* START DATA SECTION *

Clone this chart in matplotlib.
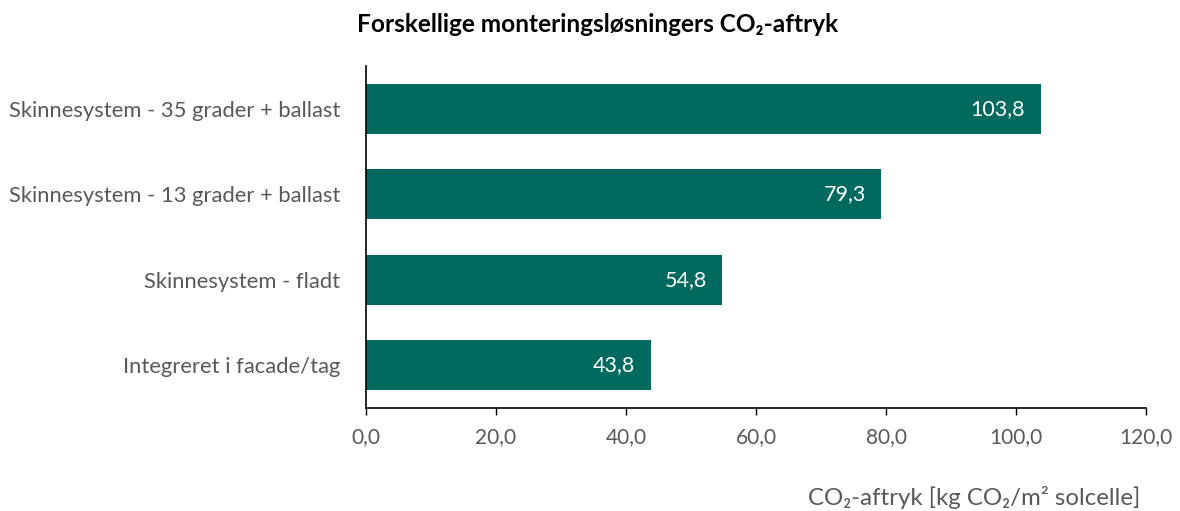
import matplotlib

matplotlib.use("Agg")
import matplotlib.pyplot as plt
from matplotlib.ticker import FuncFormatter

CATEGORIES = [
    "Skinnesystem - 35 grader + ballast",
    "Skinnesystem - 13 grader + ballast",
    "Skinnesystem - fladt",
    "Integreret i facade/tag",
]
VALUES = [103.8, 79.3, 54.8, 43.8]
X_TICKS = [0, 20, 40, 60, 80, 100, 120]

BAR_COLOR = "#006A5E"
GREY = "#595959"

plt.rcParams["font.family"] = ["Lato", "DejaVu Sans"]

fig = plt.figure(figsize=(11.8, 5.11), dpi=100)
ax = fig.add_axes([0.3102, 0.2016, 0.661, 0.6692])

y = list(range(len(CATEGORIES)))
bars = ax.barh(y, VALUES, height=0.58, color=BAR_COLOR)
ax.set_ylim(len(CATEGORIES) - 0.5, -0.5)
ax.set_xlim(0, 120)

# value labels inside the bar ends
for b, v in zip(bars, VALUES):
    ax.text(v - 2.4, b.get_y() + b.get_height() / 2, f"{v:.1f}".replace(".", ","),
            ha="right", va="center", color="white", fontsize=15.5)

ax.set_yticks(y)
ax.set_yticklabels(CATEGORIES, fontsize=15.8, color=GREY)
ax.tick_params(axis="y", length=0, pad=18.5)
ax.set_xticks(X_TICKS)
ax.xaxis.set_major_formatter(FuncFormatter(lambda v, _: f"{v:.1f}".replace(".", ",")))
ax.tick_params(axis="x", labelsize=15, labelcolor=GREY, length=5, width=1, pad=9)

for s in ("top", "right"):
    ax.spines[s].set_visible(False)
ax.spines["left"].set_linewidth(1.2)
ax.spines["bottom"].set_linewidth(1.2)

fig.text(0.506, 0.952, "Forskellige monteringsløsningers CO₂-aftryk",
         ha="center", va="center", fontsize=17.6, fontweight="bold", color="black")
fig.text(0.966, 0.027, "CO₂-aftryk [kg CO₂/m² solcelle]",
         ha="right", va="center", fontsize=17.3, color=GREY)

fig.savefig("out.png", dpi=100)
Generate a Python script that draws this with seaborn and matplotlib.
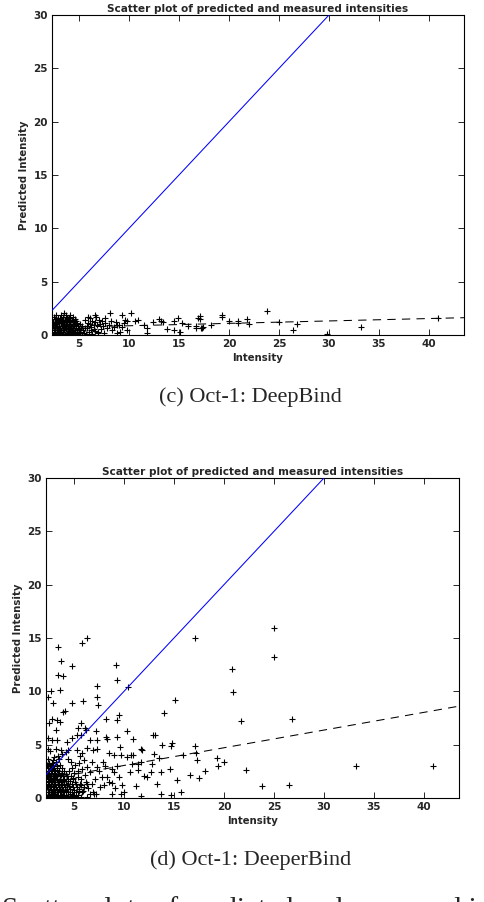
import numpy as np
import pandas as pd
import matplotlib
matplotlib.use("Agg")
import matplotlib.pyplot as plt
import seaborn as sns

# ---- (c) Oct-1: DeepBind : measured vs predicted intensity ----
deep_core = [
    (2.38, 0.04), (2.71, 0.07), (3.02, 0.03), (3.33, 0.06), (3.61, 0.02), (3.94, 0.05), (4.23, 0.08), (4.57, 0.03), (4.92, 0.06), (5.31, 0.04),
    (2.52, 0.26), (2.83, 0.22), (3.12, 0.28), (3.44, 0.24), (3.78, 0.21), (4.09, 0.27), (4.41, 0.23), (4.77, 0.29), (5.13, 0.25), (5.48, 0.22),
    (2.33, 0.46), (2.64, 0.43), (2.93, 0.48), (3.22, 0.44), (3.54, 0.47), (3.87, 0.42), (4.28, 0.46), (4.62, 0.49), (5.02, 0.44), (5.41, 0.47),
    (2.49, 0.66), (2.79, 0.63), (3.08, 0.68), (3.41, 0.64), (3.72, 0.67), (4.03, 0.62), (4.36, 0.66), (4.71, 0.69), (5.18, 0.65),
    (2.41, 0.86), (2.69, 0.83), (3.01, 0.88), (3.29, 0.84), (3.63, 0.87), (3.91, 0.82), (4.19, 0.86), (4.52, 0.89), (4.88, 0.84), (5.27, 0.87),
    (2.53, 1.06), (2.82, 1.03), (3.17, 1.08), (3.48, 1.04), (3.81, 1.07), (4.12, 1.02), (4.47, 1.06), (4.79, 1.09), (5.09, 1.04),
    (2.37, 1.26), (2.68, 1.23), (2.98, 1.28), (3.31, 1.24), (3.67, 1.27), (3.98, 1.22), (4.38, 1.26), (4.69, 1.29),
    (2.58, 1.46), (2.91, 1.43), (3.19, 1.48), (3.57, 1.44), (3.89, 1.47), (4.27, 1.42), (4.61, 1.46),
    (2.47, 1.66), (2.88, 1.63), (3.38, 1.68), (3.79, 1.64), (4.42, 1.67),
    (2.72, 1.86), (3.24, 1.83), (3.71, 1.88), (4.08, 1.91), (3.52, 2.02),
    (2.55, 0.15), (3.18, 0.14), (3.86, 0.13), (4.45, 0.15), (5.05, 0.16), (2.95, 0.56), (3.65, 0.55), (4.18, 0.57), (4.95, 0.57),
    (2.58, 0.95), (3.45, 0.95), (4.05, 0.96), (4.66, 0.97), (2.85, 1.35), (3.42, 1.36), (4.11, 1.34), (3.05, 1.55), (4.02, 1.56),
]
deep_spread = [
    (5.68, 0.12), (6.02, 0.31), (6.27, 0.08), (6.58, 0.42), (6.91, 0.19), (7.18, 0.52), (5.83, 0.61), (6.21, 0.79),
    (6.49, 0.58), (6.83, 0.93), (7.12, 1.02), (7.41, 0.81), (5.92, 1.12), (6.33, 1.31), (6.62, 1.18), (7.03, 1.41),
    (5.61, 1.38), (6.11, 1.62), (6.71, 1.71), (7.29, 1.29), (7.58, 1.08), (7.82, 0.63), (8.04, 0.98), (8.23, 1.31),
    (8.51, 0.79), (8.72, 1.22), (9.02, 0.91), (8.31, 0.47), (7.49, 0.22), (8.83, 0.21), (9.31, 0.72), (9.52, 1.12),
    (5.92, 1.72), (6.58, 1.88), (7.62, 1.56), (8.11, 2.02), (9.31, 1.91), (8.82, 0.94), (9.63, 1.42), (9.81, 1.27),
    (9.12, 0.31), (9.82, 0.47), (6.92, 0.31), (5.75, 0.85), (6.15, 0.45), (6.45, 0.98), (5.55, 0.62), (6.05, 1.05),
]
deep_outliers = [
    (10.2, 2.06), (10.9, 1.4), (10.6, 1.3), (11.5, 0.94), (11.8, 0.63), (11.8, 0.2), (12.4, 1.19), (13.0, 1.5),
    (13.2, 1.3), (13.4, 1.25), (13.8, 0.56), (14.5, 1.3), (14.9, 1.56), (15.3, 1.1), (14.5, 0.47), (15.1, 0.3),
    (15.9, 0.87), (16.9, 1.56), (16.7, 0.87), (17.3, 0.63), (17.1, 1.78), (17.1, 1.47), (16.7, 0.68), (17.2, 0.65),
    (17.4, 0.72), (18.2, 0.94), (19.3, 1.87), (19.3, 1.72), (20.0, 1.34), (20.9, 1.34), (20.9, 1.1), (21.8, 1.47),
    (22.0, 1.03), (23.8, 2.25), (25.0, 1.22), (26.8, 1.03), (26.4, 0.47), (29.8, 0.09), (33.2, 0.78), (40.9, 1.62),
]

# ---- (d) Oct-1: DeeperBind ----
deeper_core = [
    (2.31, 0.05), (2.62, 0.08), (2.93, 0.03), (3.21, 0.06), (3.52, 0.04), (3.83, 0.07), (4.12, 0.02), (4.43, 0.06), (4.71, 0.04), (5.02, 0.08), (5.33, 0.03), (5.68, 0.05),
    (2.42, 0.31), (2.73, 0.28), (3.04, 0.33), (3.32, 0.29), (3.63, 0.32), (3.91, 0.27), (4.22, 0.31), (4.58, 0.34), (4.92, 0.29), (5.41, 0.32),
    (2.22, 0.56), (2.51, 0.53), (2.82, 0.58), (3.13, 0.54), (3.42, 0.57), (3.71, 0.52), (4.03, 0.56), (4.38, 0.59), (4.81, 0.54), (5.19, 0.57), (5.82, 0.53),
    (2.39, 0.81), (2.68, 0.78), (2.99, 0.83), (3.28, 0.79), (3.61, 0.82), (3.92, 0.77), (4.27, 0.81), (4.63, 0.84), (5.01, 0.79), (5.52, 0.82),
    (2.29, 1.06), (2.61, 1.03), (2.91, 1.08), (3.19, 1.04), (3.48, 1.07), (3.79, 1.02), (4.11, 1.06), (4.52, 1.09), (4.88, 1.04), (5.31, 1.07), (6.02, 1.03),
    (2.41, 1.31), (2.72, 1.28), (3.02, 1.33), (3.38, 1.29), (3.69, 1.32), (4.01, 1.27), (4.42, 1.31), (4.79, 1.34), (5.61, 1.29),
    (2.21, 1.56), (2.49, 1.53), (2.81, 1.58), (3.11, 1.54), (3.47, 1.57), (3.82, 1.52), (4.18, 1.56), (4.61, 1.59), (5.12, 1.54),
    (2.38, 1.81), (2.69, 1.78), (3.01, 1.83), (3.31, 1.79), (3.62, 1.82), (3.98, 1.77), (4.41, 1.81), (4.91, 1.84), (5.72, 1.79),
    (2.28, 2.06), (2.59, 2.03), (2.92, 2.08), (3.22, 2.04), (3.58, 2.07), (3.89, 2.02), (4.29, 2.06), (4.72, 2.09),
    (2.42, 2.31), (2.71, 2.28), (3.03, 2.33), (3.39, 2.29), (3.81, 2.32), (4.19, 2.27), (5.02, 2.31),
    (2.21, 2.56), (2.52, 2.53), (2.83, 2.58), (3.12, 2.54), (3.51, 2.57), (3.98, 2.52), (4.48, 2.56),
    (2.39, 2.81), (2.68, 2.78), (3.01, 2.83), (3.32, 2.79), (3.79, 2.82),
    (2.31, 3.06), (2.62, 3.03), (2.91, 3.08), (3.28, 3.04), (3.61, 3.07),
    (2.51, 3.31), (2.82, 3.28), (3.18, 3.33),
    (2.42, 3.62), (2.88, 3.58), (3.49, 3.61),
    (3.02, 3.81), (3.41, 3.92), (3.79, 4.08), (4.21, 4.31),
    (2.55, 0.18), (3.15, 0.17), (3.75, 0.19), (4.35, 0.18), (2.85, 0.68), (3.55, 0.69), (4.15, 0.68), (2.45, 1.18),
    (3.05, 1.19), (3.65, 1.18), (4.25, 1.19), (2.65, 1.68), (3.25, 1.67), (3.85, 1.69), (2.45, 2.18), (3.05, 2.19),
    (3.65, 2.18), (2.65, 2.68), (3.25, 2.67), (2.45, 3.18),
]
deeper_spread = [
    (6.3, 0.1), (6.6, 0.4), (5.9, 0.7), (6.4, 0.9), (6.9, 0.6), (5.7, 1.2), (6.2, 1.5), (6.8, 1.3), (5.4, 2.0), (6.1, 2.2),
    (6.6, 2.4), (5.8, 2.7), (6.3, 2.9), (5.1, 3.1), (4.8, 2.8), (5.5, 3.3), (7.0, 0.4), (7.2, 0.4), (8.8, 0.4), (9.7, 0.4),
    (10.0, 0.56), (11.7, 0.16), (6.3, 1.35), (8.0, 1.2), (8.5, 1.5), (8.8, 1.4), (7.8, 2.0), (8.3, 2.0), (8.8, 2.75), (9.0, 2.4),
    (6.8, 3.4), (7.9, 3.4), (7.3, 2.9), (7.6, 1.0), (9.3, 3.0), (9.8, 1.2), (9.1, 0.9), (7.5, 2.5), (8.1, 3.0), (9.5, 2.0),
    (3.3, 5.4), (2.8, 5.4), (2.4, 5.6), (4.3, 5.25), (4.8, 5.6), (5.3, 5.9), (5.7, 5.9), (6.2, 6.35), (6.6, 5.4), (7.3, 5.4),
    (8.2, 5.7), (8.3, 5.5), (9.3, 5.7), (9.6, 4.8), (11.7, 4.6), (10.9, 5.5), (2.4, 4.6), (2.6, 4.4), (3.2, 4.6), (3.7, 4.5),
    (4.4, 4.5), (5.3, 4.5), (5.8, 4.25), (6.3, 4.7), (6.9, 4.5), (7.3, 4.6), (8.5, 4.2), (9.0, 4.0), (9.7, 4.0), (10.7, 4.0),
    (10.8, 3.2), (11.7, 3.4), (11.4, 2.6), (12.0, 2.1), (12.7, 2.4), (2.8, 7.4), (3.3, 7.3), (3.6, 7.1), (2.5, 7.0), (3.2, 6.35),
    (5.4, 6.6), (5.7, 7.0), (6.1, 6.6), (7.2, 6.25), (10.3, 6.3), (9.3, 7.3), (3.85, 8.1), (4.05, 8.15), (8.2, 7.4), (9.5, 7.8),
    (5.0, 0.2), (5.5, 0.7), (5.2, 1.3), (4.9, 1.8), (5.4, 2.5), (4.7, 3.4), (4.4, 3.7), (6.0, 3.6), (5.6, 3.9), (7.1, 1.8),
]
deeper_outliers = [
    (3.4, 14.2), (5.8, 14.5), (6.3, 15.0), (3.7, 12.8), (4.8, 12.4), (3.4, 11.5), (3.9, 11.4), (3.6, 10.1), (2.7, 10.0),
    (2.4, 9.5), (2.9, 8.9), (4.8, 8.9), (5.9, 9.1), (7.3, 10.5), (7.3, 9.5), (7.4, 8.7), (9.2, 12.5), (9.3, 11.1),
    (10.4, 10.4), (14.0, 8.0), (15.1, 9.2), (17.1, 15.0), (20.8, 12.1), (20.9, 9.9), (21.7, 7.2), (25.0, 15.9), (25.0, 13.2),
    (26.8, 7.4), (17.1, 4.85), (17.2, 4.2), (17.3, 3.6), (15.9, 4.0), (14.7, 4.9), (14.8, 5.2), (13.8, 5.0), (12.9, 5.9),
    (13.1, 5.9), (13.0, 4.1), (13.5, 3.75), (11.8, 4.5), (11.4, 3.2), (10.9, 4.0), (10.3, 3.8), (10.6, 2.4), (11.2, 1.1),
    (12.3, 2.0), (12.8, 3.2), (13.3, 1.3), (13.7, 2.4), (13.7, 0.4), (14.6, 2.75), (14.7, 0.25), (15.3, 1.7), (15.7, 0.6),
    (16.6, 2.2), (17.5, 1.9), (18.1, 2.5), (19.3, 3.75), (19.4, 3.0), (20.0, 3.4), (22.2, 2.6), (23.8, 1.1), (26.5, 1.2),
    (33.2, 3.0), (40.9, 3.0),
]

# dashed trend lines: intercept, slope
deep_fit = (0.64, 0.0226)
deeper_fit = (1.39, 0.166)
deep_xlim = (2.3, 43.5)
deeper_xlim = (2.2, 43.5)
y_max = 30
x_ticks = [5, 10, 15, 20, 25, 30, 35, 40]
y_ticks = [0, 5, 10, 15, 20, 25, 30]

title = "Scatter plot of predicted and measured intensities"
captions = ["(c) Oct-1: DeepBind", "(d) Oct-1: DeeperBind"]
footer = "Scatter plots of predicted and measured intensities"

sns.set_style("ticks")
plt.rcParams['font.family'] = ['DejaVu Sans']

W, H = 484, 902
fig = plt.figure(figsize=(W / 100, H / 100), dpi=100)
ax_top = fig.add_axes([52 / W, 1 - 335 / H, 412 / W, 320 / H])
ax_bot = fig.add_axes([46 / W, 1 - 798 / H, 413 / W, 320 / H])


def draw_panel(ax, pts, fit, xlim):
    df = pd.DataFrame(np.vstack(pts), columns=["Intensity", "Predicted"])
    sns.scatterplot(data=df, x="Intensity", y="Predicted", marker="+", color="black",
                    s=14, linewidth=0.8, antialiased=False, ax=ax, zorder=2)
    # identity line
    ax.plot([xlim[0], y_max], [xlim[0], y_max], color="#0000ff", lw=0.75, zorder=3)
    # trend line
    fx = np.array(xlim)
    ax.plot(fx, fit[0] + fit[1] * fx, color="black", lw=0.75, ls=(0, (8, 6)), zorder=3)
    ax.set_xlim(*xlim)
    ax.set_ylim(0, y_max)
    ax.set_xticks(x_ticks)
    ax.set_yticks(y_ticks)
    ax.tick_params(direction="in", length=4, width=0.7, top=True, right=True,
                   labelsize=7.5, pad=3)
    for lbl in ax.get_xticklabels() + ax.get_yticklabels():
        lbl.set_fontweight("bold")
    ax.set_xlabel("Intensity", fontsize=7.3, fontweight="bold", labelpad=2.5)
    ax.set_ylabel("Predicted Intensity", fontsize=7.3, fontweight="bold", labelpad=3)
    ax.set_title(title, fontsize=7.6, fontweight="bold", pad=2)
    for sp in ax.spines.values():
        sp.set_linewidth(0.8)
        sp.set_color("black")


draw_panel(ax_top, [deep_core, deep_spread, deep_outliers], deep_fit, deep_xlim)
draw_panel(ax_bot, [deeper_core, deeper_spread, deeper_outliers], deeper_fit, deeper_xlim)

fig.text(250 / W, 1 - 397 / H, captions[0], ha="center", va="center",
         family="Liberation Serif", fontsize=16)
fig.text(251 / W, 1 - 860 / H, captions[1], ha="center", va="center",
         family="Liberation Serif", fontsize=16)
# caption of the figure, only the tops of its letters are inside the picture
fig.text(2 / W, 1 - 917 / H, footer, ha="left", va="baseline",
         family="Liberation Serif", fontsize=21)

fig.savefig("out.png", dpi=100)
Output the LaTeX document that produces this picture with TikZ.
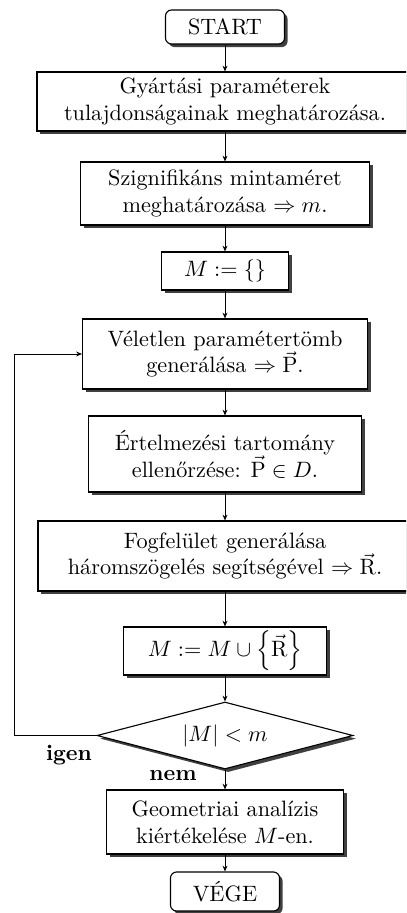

* END DATA SECTION *

- YOUR OBJECTIVE -
Pictures stay out. Print the data exactly, from its first line through the line containing "ax.set_xlim(0, 120)".

- RESPONSE -
Clone this chart in matplotlib.
import matplotlib

matplotlib.use("Agg")
import matplotlib.pyplot as plt
from matplotlib.ticker import FuncFormatter

CATEGORIES = [
    "Skinnesystem - 35 grader + ballast",
    "Skinnesystem - 13 grader + ballast",
    "Skinnesystem - fladt",
    "Integreret i facade/tag",
]
VALUES = [103.8, 79.3, 54.8, 43.8]
X_TICKS = [0, 20, 40, 60, 80, 100, 120]

BAR_COLOR = "#006A5E"
GREY = "#595959"

plt.rcParams["font.family"] = ["Lato", "DejaVu Sans"]

fig = plt.figure(figsize=(11.8, 5.11), dpi=100)
ax = fig.add_axes([0.3102, 0.2016, 0.661, 0.6692])

y = list(range(len(CATEGORIES)))
bars = ax.barh(y, VALUES, height=0.58, color=BAR_COLOR)
ax.set_ylim(len(CATEGORIES) - 0.5, -0.5)
ax.set_xlim(0, 120)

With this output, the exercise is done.